Charts and diagrams as code
────────────────────

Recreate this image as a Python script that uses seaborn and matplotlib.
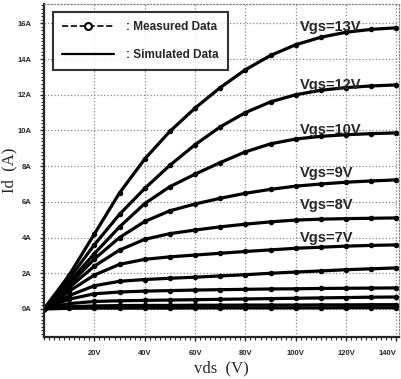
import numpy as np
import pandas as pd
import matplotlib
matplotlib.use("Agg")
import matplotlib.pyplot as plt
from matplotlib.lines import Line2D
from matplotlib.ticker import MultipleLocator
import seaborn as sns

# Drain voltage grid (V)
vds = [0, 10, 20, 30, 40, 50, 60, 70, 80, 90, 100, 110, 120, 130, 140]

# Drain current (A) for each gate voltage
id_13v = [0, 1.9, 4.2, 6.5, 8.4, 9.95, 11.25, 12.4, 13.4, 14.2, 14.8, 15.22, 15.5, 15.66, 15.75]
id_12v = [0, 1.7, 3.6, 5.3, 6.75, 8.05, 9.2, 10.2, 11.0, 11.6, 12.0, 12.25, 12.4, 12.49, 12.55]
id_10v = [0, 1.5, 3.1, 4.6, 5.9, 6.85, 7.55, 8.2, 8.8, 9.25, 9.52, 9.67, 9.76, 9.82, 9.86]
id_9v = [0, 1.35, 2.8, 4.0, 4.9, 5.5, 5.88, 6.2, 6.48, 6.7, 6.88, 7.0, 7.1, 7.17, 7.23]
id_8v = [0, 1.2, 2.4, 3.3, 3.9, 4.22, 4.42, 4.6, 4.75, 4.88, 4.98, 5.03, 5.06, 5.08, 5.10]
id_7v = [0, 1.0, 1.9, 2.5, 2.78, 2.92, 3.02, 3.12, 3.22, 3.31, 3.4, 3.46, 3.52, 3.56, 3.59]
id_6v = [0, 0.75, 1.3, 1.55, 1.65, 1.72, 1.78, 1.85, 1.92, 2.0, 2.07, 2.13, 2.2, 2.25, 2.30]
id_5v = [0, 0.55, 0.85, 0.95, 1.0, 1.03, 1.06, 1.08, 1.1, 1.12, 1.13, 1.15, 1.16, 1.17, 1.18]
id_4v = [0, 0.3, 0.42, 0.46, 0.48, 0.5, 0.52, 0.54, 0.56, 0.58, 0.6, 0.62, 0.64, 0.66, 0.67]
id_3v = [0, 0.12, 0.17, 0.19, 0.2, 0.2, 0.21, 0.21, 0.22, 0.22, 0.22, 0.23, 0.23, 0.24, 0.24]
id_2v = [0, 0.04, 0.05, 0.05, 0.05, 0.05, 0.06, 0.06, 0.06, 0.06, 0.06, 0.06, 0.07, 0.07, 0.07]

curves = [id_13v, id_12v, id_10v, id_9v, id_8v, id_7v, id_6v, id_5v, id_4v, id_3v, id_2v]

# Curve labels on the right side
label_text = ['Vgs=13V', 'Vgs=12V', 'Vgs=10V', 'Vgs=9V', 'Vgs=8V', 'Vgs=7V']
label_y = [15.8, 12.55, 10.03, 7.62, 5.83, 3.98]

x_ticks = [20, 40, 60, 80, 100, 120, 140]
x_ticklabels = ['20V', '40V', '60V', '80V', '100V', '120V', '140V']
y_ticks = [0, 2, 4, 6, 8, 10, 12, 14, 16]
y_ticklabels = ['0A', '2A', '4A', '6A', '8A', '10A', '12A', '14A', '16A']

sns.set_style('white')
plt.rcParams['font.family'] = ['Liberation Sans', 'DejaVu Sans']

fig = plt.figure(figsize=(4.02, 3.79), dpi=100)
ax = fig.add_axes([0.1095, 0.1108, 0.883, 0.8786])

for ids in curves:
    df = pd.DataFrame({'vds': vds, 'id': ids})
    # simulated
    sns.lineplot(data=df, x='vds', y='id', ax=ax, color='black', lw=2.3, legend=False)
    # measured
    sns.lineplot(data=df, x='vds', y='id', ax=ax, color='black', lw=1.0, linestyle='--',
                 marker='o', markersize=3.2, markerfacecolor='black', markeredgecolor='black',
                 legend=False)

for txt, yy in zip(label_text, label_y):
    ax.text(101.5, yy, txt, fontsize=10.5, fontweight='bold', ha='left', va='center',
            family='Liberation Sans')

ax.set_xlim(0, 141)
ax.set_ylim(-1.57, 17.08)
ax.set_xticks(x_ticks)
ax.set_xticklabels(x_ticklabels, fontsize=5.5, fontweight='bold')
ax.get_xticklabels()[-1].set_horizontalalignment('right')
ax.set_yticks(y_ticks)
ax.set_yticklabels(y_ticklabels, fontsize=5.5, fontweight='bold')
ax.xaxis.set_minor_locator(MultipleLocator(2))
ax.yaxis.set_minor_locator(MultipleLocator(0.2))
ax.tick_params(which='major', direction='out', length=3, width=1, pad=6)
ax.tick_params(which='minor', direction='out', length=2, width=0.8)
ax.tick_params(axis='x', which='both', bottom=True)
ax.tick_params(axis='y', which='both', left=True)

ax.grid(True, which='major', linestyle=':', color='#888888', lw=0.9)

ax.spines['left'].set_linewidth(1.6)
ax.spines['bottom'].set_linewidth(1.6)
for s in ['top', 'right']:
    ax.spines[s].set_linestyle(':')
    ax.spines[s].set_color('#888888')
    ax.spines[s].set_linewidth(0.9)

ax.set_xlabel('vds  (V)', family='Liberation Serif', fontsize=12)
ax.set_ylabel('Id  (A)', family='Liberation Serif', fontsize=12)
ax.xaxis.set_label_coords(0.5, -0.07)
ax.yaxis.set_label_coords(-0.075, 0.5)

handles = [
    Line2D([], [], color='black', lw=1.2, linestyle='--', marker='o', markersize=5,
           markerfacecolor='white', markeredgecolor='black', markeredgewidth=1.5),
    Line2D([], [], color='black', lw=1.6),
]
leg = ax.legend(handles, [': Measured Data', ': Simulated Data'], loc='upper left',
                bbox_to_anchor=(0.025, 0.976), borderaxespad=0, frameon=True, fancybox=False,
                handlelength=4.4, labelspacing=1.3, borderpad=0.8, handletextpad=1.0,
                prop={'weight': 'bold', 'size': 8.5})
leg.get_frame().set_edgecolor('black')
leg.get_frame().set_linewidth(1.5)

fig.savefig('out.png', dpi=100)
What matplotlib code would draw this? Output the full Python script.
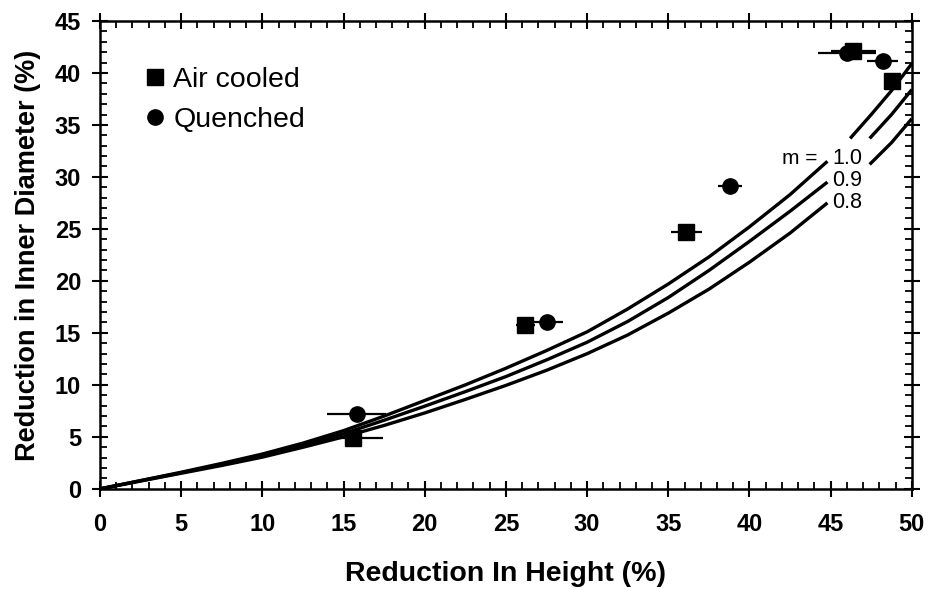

────────────────────

Required task: Repeat exactly the lines from the first line of the records above through the line containing "ax = fig.add_axes([0.1095, 0.1108, 0.883, 0.8786])", both included. Leave out the pictures.

Complete response:
Recreate this image as a Python script that uses seaborn and matplotlib.
import numpy as np
import pandas as pd
import matplotlib
matplotlib.use("Agg")
import matplotlib.pyplot as plt
from matplotlib.lines import Line2D
from matplotlib.ticker import MultipleLocator
import seaborn as sns

# Drain voltage grid (V)
vds = [0, 10, 20, 30, 40, 50, 60, 70, 80, 90, 100, 110, 120, 130, 140]

# Drain current (A) for each gate voltage
id_13v = [0, 1.9, 4.2, 6.5, 8.4, 9.95, 11.25, 12.4, 13.4, 14.2, 14.8, 15.22, 15.5, 15.66, 15.75]
id_12v = [0, 1.7, 3.6, 5.3, 6.75, 8.05, 9.2, 10.2, 11.0, 11.6, 12.0, 12.25, 12.4, 12.49, 12.55]
id_10v = [0, 1.5, 3.1, 4.6, 5.9, 6.85, 7.55, 8.2, 8.8, 9.25, 9.52, 9.67, 9.76, 9.82, 9.86]
id_9v = [0, 1.35, 2.8, 4.0, 4.9, 5.5, 5.88, 6.2, 6.48, 6.7, 6.88, 7.0, 7.1, 7.17, 7.23]
id_8v = [0, 1.2, 2.4, 3.3, 3.9, 4.22, 4.42, 4.6, 4.75, 4.88, 4.98, 5.03, 5.06, 5.08, 5.10]
id_7v = [0, 1.0, 1.9, 2.5, 2.78, 2.92, 3.02, 3.12, 3.22, 3.31, 3.4, 3.46, 3.52, 3.56, 3.59]
id_6v = [0, 0.75, 1.3, 1.55, 1.65, 1.72, 1.78, 1.85, 1.92, 2.0, 2.07, 2.13, 2.2, 2.25, 2.30]
id_5v = [0, 0.55, 0.85, 0.95, 1.0, 1.03, 1.06, 1.08, 1.1, 1.12, 1.13, 1.15, 1.16, 1.17, 1.18]
id_4v = [0, 0.3, 0.42, 0.46, 0.48, 0.5, 0.52, 0.54, 0.56, 0.58, 0.6, 0.62, 0.64, 0.66, 0.67]
id_3v = [0, 0.12, 0.17, 0.19, 0.2, 0.2, 0.21, 0.21, 0.22, 0.22, 0.22, 0.23, 0.23, 0.24, 0.24]
id_2v = [0, 0.04, 0.05, 0.05, 0.05, 0.05, 0.06, 0.06, 0.06, 0.06, 0.06, 0.06, 0.07, 0.07, 0.07]

curves = [id_13v, id_12v, id_10v, id_9v, id_8v, id_7v, id_6v, id_5v, id_4v, id_3v, id_2v]

# Curve labels on the right side
label_text = ['Vgs=13V', 'Vgs=12V', 'Vgs=10V', 'Vgs=9V', 'Vgs=8V', 'Vgs=7V']
label_y = [15.8, 12.55, 10.03, 7.62, 5.83, 3.98]

x_ticks = [20, 40, 60, 80, 100, 120, 140]
x_ticklabels = ['20V', '40V', '60V', '80V', '100V', '120V', '140V']
y_ticks = [0, 2, 4, 6, 8, 10, 12, 14, 16]
y_ticklabels = ['0A', '2A', '4A', '6A', '8A', '10A', '12A', '14A', '16A']

sns.set_style('white')
plt.rcParams['font.family'] = ['Liberation Sans', 'DejaVu Sans']

fig = plt.figure(figsize=(4.02, 3.79), dpi=100)
ax = fig.add_axes([0.1095, 0.1108, 0.883, 0.8786])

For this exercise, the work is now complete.